1998, Vol. 1 No. 2 .


Bridging the Gap

(Lanham, NY: Rowman & Littlefield, 1997)
126pp. Index. Hb ISBN 0-8476-8550-0 £39.95; Pb.: £12.95, ISBN 0-8476-8551-9, £12.95.


This slim volume, published under the auspices of the Carnegie Commission on Preventing Deadly Conflict, is the result of an unprecedented collaborative effort by an Israeli academic (Shai Feldman, senior researcher at the Jaffa Center for Strategic Studies in Tel Aviv) and a Jordanian analyst (Abdulah Toukan, science advisor to King Hussein). The book carries the distinct stamp of the more optimistic historical context (September 1994) in which the decision to collaborate was finalized. The assassination of Yitzhak Rabin in November 1995 and the subsequent election of Benjamin Netanyahu are acknowledged in the preface but are deemed unable to reverse the Oslo process. Indeed, the sense that the Mideast "security architecture" may be at the end of one era and the beginning of another is the persistent (if challengeable) hope that informs each of the four brief chapters.

The authors use a simple but effective format to develop their argument. The first chapter is jointly written and sketches an up-beat review of the Middle East Arms Control and Regional Security (ACRS) talks held after the 1991 Madrid conference. The next two chapters are written separately and offer admittedly "very broad strokes" (p. xv) portrayals of Israeli and Arab approaches to security. Here Feldman faces a more manageable task than Toukan and the result is correspondingly more convincing. The contours of the proposed security architecture are brought into sharper (but still fuzzy) focus in the coauthored fourth chapter which also includes some general recommendations on how to mitigate the negative impact of the security dilemma in the Middle East.
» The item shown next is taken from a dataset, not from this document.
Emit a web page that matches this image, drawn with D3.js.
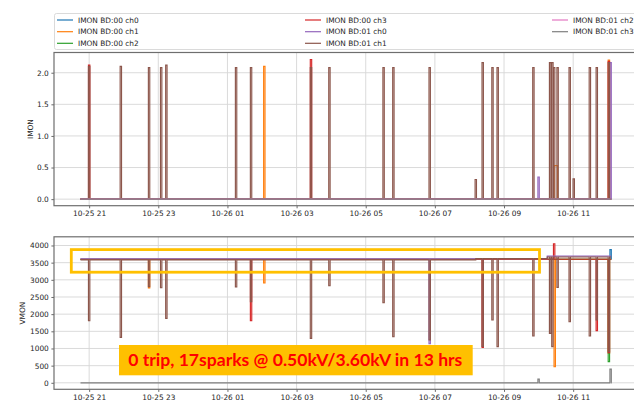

As a reminder that "it is time to begin thinking differently about the future of the Middle East" (p. xvi), the book has considerable merit. Historical events have shown however little kindness to the commendable intentions that animate this collaborative project. With the Israeli-Palestinian peace process endlessly stalled over a percentage point or two of further withdrawal, with Syria, Iran and Iraq completely detached from the process and with America's continued engagement under serious strain, one cannot help wondering about the relevance and soundness of the envisioned security architecture.